Hadcock v. Jest Operating, Inc. et al
Filing
105
ORDER denying 80 Plaintiff's motion to compel. Signed by Magistrate Judge Philip R. Lammens on 1/6/2021 (AR)
Case 5:20-cv-00095-JSM-PRL Document 105 Filed 01/06/21 Page 1 of 4 PageID 1470
UNITED STATES DISTRICT COURT
MIDDLE DISTRICT OF FLORIDA
OCALA DIVISION
DORIS HADCOCK,
Plaintiff,
v.
Case No: 5:20-cv-95-Oc-30PRL
JEST OPERATING, INC., PATRICIA R.
LEININGER, MERIDETH C. NAGEL,
MICHAEL J. ROGERS, CHRISTIAN
W. WAUGH, MERIDETH NAGEL, P.A.,
WAUGH LAW, P.A., GAYLORD &
ROGERS, LLC, ELIZABETH HEIMAN
and KIMBERLY SCHULTE,
Defendants.
ORDER
In the instant motion, Plaintiff Doris Hadcock seeks to compel discovery responses from
Defendant Michael J. Rogers, who served as her counsel during the underlying guardianship
proceedings. (Doc. 80).
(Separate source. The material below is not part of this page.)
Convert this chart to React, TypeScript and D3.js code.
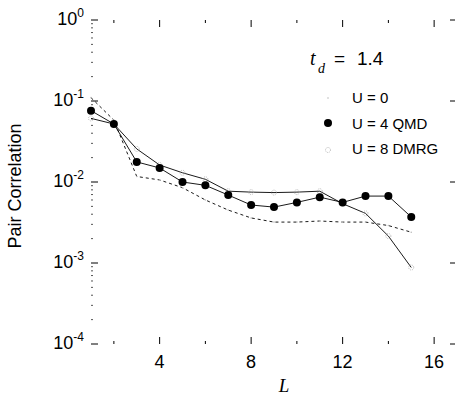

Plaintiff’s counsel (Grant Kindrick) represents that prior to filing this
motion he conferred with opposing counsel in good faith on November 13, 2020 and attempted
further telephonic communication but could not reach Defendant Rogers’ counsel.
Counsel for Defendant Rogers (Francis Sheppard) paints a very different picture. (Doc.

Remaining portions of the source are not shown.